** Start **

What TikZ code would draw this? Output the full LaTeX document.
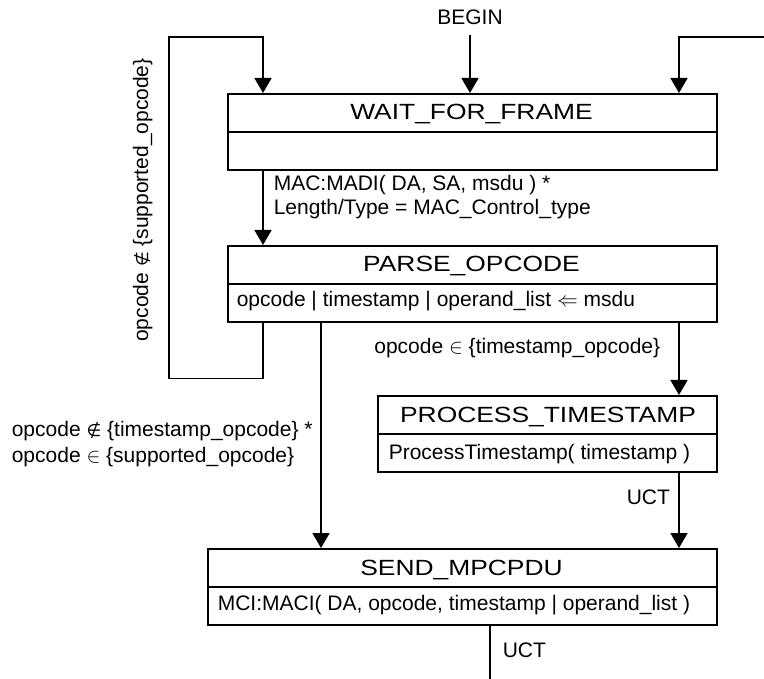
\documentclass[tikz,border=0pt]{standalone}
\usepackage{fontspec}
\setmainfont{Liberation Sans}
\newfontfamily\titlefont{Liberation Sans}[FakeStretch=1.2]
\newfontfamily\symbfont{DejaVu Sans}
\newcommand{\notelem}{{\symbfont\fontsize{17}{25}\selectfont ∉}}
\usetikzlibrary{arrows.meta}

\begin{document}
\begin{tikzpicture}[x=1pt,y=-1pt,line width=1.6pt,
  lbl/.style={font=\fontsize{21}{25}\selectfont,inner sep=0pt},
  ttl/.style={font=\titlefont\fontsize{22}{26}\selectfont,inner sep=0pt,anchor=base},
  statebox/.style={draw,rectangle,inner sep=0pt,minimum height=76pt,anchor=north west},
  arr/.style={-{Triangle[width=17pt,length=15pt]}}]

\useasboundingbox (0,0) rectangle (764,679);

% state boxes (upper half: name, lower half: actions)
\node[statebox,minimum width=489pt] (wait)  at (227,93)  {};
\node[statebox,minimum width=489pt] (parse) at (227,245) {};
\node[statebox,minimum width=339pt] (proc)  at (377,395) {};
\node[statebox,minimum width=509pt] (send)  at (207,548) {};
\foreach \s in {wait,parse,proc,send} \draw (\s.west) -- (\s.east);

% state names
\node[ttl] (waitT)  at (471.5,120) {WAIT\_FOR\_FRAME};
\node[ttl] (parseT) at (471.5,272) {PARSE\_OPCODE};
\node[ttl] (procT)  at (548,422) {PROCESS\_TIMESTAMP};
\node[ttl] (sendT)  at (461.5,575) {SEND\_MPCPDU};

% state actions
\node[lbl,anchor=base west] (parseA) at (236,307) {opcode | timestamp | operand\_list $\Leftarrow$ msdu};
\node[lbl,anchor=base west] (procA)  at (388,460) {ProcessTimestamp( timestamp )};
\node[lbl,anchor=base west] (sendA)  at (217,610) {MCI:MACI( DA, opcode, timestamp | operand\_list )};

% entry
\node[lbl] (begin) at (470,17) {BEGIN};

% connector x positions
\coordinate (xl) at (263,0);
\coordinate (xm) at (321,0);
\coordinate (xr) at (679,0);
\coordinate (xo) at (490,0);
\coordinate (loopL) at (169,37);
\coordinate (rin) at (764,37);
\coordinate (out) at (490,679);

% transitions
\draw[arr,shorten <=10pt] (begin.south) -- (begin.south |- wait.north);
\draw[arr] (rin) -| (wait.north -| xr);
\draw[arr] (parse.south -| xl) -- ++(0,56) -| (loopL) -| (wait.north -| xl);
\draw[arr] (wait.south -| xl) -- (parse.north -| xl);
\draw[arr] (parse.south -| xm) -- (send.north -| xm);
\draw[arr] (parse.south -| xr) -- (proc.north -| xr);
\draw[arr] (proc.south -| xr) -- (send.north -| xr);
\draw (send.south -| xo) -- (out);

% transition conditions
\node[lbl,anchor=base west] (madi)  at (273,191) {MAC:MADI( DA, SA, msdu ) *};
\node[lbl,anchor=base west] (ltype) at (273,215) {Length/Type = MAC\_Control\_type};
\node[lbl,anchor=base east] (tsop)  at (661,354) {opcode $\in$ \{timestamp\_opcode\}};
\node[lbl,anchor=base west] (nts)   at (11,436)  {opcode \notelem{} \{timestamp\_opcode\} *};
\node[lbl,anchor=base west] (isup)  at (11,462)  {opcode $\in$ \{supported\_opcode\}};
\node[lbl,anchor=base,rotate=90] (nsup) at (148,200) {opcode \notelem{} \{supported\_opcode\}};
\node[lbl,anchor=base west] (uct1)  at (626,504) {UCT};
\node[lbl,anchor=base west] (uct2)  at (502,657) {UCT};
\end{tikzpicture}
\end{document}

** End **

_What you will do_
Write out the full listing verbatim, excluding its pictures.

_Task output_
What TikZ code would draw this? Output the full LaTeX document.
\documentclass[tikz,border=0pt]{standalone}
\usepackage{fontspec}
\setmainfont{Liberation Sans}
\newfontfamily\titlefont{Liberation Sans}[FakeStretch=1.2]
\newfontfamily\symbfont{DejaVu Sans}
\newcommand{\notelem}{{\symbfont\fontsize{17}{25}\selectfont ∉}}
\usetikzlibrary{arrows.meta}

\begin{document}
\begin{tikzpicture}[x=1pt,y=-1pt,line width=1.6pt,
  lbl/.style={font=\fontsize{21}{25}\selectfont,inner sep=0pt},
  ttl/.style={font=\titlefont\fontsize{22}{26}\selectfont,inner sep=0pt,anchor=base},
  statebox/.style={draw,rectangle,inner sep=0pt,minimum height=76pt,anchor=north west},
  arr/.style={-{Triangle[width=17pt,length=15pt]}}]

\useasboundingbox (0,0) rectangle (764,679);

% state boxes (upper half: name, lower half: actions)
\node[statebox,minimum width=489pt] (wait)  at (227,93)  {};
\node[statebox,minimum width=489pt] (parse) at (227,245) {};
\node[statebox,minimum width=339pt] (proc)  at (377,395) {};
\node[statebox,minimum width=509pt] (send)  at (207,548) {};
\foreach \s in {wait,parse,proc,send} \draw (\s.west) -- (\s.east);

% state names
\node[ttl] (waitT)  at (471.5,120) {WAIT\_FOR\_FRAME};
\node[ttl] (parseT) at (471.5,272) {PARSE\_OPCODE};
\node[ttl] (procT)  at (548,422) {PROCESS\_TIMESTAMP};
\node[ttl] (sendT)  at (461.5,575) {SEND\_MPCPDU};

% state actions
\node[lbl,anchor=base west] (parseA) at (236,307) {opcode | timestamp | operand\_list $\Leftarrow$ msdu};
\node[lbl,anchor=base west] (procA)  at (388,460) {ProcessTimestamp( timestamp )};
\node[lbl,anchor=base west] (sendA)  at (217,610) {MCI:MACI( DA, opcode, timestamp | operand\_list )};

% entry
\node[lbl] (begin) at (470,17) {BEGIN};

% connector x positions
\coordinate (xl) at (263,0);
\coordinate (xm) at (321,0);
\coordinate (xr) at (679,0);
\coordinate (xo) at (490,0);
\coordinate (loopL) at (169,37);
\coordinate (rin) at (764,37);
\coordinate (out) at (490,679);

% transitions
\draw[arr,shorten <=10pt] (begin.south) -- (begin.south |- wait.north);
\draw[arr] (rin) -| (wait.north -| xr);
\draw[arr] (parse.south -| xl) -- ++(0,56) -| (loopL) -| (wait.north -| xl);
\draw[arr] (wait.south -| xl) -- (parse.north -| xl);
\draw[arr] (parse.south -| xm) -- (send.north -| xm);
\draw[arr] (parse.south -| xr) -- (proc.north -| xr);
\draw[arr] (proc.south -| xr) -- (send.north -| xr);
\draw (send.south -| xo) -- (out);

% transition conditions
\node[lbl,anchor=base west] (madi)  at (273,191) {MAC:MADI( DA, SA, msdu ) *};
\node[lbl,anchor=base west] (ltype) at (273,215) {Length/Type = MAC\_Control\_type};
\node[lbl,anchor=base east] (tsop)  at (661,354) {opcode $\in$ \{timestamp\_opcode\}};
\node[lbl,anchor=base west] (nts)   at (11,436)  {opcode \notelem{} \{timestamp\_opcode\} *};
\node[lbl,anchor=base west] (isup)  at (11,462)  {opcode $\in$ \{supported\_opcode\}};
\node[lbl,anchor=base,rotate=90] (nsup) at (148,200) {opcode \notelem{} \{supported\_opcode\}};
\node[lbl,anchor=base west] (uct1)  at (626,504) {UCT};
\node[lbl,anchor=base west] (uct2)  at (502,657) {UCT};
\end{tikzpicture}
\end{document}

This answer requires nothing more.